TASK TO COMPLETE -
The required output is the block of lines from the line with "Generate a web" to the line with "0.000929,0.00066,0.000442,0.000289,0.000249];", endpoints included and pictures omitted.

EXTRACTED DATA -
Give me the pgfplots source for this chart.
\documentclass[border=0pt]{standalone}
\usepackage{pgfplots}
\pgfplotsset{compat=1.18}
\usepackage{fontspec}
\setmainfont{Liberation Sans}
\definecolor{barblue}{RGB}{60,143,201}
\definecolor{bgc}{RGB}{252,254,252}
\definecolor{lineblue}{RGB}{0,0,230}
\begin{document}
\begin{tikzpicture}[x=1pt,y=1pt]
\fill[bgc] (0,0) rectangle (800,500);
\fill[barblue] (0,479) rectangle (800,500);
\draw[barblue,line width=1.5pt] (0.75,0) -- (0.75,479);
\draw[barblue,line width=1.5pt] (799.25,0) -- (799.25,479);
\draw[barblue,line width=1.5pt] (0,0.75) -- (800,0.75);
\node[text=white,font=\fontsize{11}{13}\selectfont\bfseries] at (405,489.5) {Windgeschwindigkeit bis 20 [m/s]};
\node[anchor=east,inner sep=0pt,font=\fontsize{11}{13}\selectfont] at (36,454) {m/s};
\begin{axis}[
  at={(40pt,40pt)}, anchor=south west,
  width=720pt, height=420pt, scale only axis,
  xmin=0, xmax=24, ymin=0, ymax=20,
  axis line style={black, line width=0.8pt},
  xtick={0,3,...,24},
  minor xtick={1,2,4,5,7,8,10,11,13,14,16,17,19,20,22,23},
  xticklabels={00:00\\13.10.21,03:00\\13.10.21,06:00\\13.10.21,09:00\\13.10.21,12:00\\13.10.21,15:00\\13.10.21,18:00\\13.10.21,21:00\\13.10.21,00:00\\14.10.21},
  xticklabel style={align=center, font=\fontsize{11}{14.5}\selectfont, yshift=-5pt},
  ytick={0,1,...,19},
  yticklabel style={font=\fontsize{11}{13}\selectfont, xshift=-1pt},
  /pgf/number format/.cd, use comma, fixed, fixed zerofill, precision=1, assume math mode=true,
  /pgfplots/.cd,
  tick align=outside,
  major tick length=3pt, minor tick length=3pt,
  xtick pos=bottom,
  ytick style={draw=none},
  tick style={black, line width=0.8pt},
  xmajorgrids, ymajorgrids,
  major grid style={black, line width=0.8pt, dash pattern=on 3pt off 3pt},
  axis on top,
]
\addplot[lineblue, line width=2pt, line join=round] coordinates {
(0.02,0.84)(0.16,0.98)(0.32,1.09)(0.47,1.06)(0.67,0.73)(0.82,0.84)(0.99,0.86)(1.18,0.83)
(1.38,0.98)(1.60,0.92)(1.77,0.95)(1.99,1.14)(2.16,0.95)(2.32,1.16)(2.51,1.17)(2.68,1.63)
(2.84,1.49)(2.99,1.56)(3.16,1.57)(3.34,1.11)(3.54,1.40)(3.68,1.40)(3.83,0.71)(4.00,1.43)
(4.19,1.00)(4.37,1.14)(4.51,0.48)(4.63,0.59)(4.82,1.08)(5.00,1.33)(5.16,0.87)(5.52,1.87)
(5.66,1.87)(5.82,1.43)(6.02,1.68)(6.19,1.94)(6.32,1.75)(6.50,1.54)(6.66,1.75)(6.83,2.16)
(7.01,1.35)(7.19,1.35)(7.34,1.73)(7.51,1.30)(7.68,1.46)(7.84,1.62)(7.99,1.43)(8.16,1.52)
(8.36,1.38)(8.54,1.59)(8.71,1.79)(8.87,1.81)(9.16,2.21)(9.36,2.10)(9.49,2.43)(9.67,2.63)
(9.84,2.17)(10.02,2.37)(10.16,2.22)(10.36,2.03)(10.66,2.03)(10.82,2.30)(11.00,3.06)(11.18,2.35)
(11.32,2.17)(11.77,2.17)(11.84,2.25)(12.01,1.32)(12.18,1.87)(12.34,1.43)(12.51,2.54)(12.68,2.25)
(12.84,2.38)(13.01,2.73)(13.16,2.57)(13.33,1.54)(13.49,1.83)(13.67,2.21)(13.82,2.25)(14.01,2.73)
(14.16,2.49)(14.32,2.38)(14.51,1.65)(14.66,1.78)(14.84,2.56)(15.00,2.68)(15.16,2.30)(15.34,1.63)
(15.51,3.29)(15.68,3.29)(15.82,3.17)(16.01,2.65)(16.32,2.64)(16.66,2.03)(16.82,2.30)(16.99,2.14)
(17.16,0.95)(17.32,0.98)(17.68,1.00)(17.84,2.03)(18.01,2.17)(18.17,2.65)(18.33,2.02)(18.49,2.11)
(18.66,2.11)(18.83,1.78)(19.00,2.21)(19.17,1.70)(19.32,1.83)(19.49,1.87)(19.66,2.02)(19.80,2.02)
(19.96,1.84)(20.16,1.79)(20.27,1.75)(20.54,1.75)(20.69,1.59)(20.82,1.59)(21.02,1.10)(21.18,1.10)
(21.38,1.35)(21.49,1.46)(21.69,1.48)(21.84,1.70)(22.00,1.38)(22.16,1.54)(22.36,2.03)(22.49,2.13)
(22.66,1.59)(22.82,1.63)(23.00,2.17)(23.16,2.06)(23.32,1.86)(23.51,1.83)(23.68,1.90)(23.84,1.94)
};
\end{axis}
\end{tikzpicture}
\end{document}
==
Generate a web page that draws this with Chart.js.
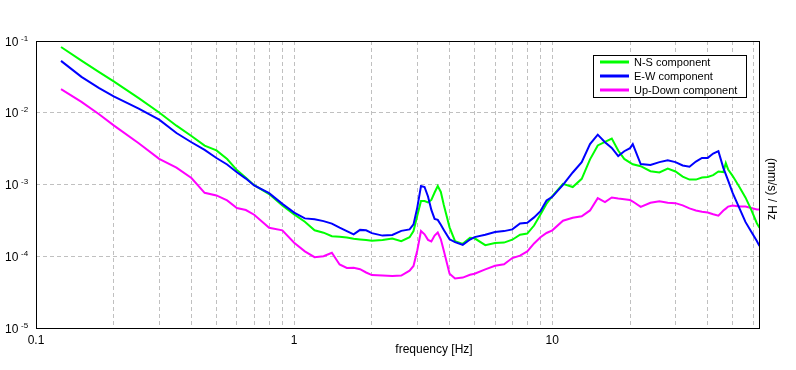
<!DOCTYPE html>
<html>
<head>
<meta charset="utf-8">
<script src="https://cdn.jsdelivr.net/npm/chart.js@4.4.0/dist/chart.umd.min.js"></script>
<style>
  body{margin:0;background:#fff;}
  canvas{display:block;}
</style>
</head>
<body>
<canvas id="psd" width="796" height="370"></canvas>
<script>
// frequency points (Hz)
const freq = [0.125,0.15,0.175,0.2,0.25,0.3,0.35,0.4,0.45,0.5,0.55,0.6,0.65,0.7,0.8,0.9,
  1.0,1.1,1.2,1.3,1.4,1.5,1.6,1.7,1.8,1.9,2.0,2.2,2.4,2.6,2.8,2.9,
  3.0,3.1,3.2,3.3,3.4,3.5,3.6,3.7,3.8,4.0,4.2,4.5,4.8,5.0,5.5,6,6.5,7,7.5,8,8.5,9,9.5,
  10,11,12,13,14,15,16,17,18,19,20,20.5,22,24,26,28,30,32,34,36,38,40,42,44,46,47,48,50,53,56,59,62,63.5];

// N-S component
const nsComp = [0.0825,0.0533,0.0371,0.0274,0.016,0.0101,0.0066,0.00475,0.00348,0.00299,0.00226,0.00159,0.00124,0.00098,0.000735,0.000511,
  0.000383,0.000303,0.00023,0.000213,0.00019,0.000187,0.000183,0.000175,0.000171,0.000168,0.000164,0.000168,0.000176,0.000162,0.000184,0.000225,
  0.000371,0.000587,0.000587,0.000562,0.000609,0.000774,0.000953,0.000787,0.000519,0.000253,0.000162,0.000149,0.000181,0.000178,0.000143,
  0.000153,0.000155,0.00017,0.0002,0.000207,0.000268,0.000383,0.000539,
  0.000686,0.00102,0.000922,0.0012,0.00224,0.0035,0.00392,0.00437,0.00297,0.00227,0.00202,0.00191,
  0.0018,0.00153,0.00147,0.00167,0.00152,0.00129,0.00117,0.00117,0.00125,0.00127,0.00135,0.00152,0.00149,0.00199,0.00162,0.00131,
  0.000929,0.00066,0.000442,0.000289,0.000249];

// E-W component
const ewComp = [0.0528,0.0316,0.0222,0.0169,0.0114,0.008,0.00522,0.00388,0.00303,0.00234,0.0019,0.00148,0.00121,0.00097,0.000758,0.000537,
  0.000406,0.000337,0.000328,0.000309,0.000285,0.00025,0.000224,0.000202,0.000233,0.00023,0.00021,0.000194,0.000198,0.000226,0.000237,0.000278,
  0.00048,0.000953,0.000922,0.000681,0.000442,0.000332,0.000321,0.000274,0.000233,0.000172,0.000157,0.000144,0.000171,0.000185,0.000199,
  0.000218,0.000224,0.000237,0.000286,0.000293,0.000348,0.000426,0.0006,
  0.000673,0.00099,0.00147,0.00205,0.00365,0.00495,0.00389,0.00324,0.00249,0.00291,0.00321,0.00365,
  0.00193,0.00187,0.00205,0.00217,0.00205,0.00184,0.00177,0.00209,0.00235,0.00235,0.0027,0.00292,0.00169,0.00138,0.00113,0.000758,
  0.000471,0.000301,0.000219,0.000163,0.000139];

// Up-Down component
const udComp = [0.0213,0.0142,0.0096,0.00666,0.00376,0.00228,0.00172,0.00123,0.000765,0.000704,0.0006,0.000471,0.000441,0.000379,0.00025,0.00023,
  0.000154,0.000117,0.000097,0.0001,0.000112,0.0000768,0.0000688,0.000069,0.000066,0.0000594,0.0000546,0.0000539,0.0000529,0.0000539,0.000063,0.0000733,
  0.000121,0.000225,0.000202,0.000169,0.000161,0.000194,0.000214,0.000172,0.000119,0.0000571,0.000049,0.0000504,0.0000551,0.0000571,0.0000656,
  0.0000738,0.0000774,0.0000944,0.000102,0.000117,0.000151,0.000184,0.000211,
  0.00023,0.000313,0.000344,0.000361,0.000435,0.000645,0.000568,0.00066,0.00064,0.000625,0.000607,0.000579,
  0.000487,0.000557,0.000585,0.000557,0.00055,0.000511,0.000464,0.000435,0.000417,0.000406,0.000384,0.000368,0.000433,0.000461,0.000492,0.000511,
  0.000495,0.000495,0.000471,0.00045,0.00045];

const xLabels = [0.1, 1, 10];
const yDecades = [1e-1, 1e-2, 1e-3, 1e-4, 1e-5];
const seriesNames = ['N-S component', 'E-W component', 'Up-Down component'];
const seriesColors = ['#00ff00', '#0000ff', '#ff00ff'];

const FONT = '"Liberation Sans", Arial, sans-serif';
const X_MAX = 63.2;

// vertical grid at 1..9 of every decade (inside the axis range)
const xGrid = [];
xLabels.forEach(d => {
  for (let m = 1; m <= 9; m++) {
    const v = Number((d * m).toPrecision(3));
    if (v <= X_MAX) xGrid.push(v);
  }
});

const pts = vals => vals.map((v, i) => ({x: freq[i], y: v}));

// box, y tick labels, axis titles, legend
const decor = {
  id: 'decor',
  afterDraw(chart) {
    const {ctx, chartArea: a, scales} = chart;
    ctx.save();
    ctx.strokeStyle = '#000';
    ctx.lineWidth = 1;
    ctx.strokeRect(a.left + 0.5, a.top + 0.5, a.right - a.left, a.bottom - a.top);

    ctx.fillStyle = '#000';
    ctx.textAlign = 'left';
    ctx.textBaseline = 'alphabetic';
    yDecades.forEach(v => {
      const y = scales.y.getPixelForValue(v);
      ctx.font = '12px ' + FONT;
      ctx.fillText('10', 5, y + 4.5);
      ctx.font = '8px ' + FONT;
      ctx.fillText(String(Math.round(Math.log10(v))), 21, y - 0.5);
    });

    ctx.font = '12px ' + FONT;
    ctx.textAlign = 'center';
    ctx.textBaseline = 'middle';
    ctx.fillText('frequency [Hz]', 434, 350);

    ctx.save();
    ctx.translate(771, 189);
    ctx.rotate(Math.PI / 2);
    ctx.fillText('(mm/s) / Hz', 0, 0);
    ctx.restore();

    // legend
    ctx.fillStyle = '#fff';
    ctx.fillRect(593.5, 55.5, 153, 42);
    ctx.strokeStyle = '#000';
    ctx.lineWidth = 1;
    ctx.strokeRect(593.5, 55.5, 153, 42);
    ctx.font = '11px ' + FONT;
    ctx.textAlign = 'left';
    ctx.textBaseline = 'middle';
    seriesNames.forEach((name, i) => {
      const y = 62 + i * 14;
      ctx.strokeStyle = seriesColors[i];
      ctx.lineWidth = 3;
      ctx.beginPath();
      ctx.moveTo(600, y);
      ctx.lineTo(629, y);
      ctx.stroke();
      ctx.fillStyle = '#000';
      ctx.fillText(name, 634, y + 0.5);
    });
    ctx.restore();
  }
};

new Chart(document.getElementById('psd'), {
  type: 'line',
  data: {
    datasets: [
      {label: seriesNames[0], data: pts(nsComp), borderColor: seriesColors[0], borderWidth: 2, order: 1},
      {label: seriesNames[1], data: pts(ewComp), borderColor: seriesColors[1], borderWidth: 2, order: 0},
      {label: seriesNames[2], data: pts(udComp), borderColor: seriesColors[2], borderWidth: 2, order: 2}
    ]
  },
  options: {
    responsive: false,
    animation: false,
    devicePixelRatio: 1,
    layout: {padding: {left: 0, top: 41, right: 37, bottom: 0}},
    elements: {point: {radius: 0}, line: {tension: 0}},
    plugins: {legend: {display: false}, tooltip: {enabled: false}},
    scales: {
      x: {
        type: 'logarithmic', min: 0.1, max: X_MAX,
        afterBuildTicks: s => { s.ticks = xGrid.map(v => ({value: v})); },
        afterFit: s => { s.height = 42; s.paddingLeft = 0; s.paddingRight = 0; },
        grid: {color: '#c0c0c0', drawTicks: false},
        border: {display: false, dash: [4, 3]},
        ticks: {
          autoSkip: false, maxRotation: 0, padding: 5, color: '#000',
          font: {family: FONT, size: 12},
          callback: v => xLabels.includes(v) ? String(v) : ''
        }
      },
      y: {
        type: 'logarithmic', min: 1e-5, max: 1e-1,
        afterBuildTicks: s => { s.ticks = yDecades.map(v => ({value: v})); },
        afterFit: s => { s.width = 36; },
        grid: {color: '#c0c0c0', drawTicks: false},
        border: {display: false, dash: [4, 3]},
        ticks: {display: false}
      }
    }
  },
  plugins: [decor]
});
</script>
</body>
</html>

TASK ANSWER -
Generate a web page that draws this with Chart.js.
<!DOCTYPE html>
<html>
<head>
<meta charset="utf-8">
<script src="https://cdn.jsdelivr.net/npm/chart.js@4.4.0/dist/chart.umd.min.js"></script>
<style>
  body{margin:0;background:#fff;}
  canvas{display:block;}
</style>
</head>
<body>
<canvas id="psd" width="796" height="370"></canvas>
<script>
// frequency points (Hz)
const freq = [0.125,0.15,0.175,0.2,0.25,0.3,0.35,0.4,0.45,0.5,0.55,0.6,0.65,0.7,0.8,0.9,
  1.0,1.1,1.2,1.3,1.4,1.5,1.6,1.7,1.8,1.9,2.0,2.2,2.4,2.6,2.8,2.9,
  3.0,3.1,3.2,3.3,3.4,3.5,3.6,3.7,3.8,4.0,4.2,4.5,4.8,5.0,5.5,6,6.5,7,7.5,8,8.5,9,9.5,
  10,11,12,13,14,15,16,17,18,19,20,20.5,22,24,26,28,30,32,34,36,38,40,42,44,46,47,48,50,53,56,59,62,63.5];

// N-S component
const nsComp = [0.0825,0.0533,0.0371,0.0274,0.016,0.0101,0.0066,0.00475,0.00348,0.00299,0.00226,0.00159,0.00124,0.00098,0.000735,0.000511,
  0.000383,0.000303,0.00023,0.000213,0.00019,0.000187,0.000183,0.000175,0.000171,0.000168,0.000164,0.000168,0.000176,0.000162,0.000184,0.000225,
  0.000371,0.000587,0.000587,0.000562,0.000609,0.000774,0.000953,0.000787,0.000519,0.000253,0.000162,0.000149,0.000181,0.000178,0.000143,
  0.000153,0.000155,0.00017,0.0002,0.000207,0.000268,0.000383,0.000539,
  0.000686,0.00102,0.000922,0.0012,0.00224,0.0035,0.00392,0.00437,0.00297,0.00227,0.00202,0.00191,
  0.0018,0.00153,0.00147,0.00167,0.00152,0.00129,0.00117,0.00117,0.00125,0.00127,0.00135,0.00152,0.00149,0.00199,0.00162,0.00131,
  0.000929,0.00066,0.000442,0.000289,0.000249];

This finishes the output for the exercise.